[WORK TO DO] For this exercise, repeat all of the material verbatim apart from its images.

▼

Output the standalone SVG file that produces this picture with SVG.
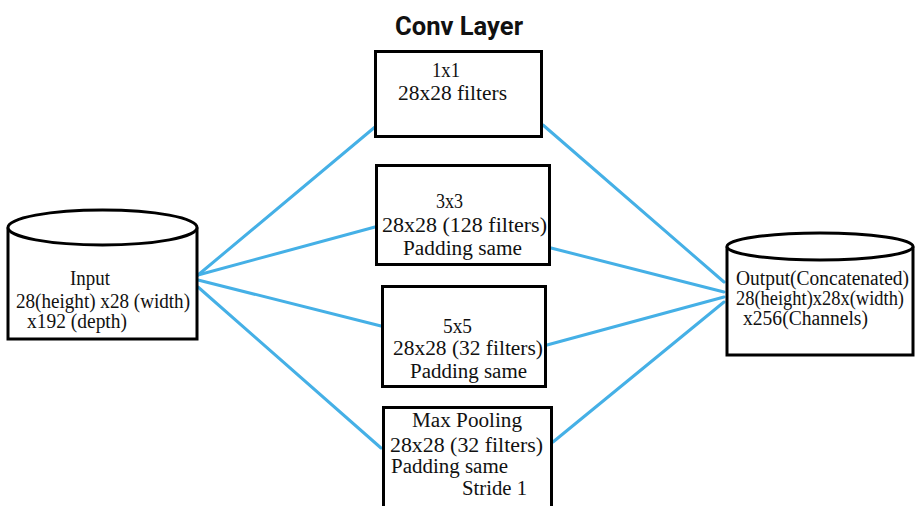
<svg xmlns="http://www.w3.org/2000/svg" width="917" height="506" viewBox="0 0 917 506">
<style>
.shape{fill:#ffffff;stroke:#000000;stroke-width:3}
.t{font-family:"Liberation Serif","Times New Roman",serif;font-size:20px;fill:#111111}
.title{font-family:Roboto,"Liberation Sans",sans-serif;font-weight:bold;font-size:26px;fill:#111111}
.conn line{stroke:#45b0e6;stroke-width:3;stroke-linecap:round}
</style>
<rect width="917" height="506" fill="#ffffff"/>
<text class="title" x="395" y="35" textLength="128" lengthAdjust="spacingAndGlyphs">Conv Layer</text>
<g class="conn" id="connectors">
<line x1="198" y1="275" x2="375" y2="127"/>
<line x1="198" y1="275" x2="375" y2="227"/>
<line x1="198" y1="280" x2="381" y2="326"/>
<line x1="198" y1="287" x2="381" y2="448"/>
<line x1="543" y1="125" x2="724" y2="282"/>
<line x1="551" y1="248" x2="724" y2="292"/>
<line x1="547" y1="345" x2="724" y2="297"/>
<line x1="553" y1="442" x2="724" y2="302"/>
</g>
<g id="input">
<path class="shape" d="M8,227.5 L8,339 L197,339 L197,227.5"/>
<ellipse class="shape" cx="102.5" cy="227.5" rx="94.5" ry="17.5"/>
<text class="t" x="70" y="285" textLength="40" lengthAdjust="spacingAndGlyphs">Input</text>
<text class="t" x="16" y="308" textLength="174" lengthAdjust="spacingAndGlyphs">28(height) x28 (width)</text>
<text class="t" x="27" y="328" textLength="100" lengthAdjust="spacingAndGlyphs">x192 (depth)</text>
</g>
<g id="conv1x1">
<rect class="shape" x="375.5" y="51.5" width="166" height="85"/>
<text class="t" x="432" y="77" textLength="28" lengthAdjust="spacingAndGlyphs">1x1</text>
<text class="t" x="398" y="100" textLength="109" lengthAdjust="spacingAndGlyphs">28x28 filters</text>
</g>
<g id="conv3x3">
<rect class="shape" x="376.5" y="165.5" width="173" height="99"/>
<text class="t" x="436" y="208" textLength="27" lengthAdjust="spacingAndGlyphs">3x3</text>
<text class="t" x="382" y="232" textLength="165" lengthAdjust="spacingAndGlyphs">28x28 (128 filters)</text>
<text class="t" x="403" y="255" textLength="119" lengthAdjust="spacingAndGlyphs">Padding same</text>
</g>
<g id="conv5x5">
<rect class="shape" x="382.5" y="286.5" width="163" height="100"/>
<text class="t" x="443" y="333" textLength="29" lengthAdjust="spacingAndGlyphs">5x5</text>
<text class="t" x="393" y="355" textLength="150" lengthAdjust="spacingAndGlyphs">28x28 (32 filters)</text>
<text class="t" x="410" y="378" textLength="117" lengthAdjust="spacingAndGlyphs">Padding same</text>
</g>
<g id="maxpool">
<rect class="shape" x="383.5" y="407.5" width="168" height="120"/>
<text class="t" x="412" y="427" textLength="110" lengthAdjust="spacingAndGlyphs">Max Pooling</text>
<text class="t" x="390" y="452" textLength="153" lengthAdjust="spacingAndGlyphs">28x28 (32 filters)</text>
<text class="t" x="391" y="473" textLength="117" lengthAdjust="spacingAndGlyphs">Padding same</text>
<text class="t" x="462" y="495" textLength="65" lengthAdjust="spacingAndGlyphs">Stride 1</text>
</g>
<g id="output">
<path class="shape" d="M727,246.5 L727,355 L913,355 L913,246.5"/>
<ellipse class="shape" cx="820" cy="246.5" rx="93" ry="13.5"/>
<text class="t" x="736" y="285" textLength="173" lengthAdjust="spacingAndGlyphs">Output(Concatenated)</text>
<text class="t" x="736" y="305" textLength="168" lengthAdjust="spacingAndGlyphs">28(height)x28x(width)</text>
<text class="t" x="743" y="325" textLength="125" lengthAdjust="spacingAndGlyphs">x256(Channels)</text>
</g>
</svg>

▲

[TASK SOLUTION]
Output the standalone SVG file that produces this picture with SVG.
<svg xmlns="http://www.w3.org/2000/svg" width="917" height="506" viewBox="0 0 917 506">
<style>
.shape{fill:#ffffff;stroke:#000000;stroke-width:3}
.t{font-family:"Liberation Serif","Times New Roman",serif;font-size:20px;fill:#111111}
.title{font-family:Roboto,"Liberation Sans",sans-serif;font-weight:bold;font-size:26px;fill:#111111}
.conn line{stroke:#45b0e6;stroke-width:3;stroke-linecap:round}
</style>
<rect width="917" height="506" fill="#ffffff"/>
<text class="title" x="395" y="35" textLength="128" lengthAdjust="spacingAndGlyphs">Conv Layer</text>
<g class="conn" id="connectors">
<line x1="198" y1="275" x2="375" y2="127"/>
<line x1="198" y1="275" x2="375" y2="227"/>
<line x1="198" y1="280" x2="381" y2="326"/>
<line x1="198" y1="287" x2="381" y2="448"/>
<line x1="543" y1="125" x2="724" y2="282"/>
<line x1="551" y1="248" x2="724" y2="292"/>
<line x1="547" y1="345" x2="724" y2="297"/>
<line x1="553" y1="442" x2="724" y2="302"/>
</g>
<g id="input">
<path class="shape" d="M8,227.5 L8,339 L197,339 L197,227.5"/>
<ellipse class="shape" cx="102.5" cy="227.5" rx="94.5" ry="17.5"/>
<text class="t" x="70" y="285" textLength="40" lengthAdjust="spacingAndGlyphs">Input</text>
<text class="t" x="16" y="308" textLength="174" lengthAdjust="spacingAndGlyphs">28(height) x28 (width)</text>
<text class="t" x="27" y="328" textLength="100" lengthAdjust="spacingAndGlyphs">x192 (depth)</text>
</g>
<g id="conv1x1">
<rect class="shape" x="375.5" y="51.5" width="166" height="85"/>
<text class="t" x="432" y="77" textLength="28" lengthAdjust="spacingAndGlyphs">1x1</text>
<text class="t" x="398" y="100" textLength="109" lengthAdjust="spacingAndGlyphs">28x28 filters</text>
</g>
<g id="conv3x3">
<rect class="shape" x="376.5" y="165.5" width="173" height="99"/>
<text class="t" x="436" y="208" textLength="27" lengthAdjust="spacingAndGlyphs">3x3</text>
<text class="t" x="382" y="232" textLength="165" lengthAdjust="spacingAndGlyphs">28x28 (128 filters)</text>
<text class="t" x="403" y="255" textLength="119" lengthAdjust="spacingAndGlyphs">Padding same</text>
</g>
<g id="conv5x5">
<rect class="shape" x="382.5" y="286.5" width="163" height="100"/>
<text class="t" x="443" y="333" textLength="29" lengthAdjust="spacingAndGlyphs">5x5</text>
<text class="t" x="393" y="355" textLength="150" lengthAdjust="spacingAndGlyphs">28x28 (32 filters)</text>
<text class="t" x="410" y="378" textLength="117" lengthAdjust="spacingAndGlyphs">Padding same</text>
</g>
<g id="maxpool">
<rect class="shape" x="383.5" y="407.5" width="168" height="120"/>
<text class="t" x="412" y="427" textLength="110" lengthAdjust="spacingAndGlyphs">Max Pooling</text>
<text class="t" x="390" y="452" textLength="153" lengthAdjust="spacingAndGlyphs">28x28 (32 filters)</text>
<text class="t" x="391" y="473" textLength="117" lengthAdjust="spacingAndGlyphs">Padding same</text>
<text class="t" x="462" y="495" textLength="65" lengthAdjust="spacingAndGlyphs">Stride 1</text>
</g>
<g id="output">
<path class="shape" d="M727,246.5 L727,355 L913,355 L913,246.5"/>
<ellipse class="shape" cx="820" cy="246.5" rx="93" ry="13.5"/>
<text class="t" x="736" y="285" textLength="173" lengthAdjust="spacingAndGlyphs">Output(Concatenated)</text>
<text class="t" x="736" y="305" textLength="168" lengthAdjust="spacingAndGlyphs">28(height)x28x(width)</text>
<text class="t" x="743" y="325" textLength="125" lengthAdjust="spacingAndGlyphs">x256(Channels)</text>
</g>
</svg>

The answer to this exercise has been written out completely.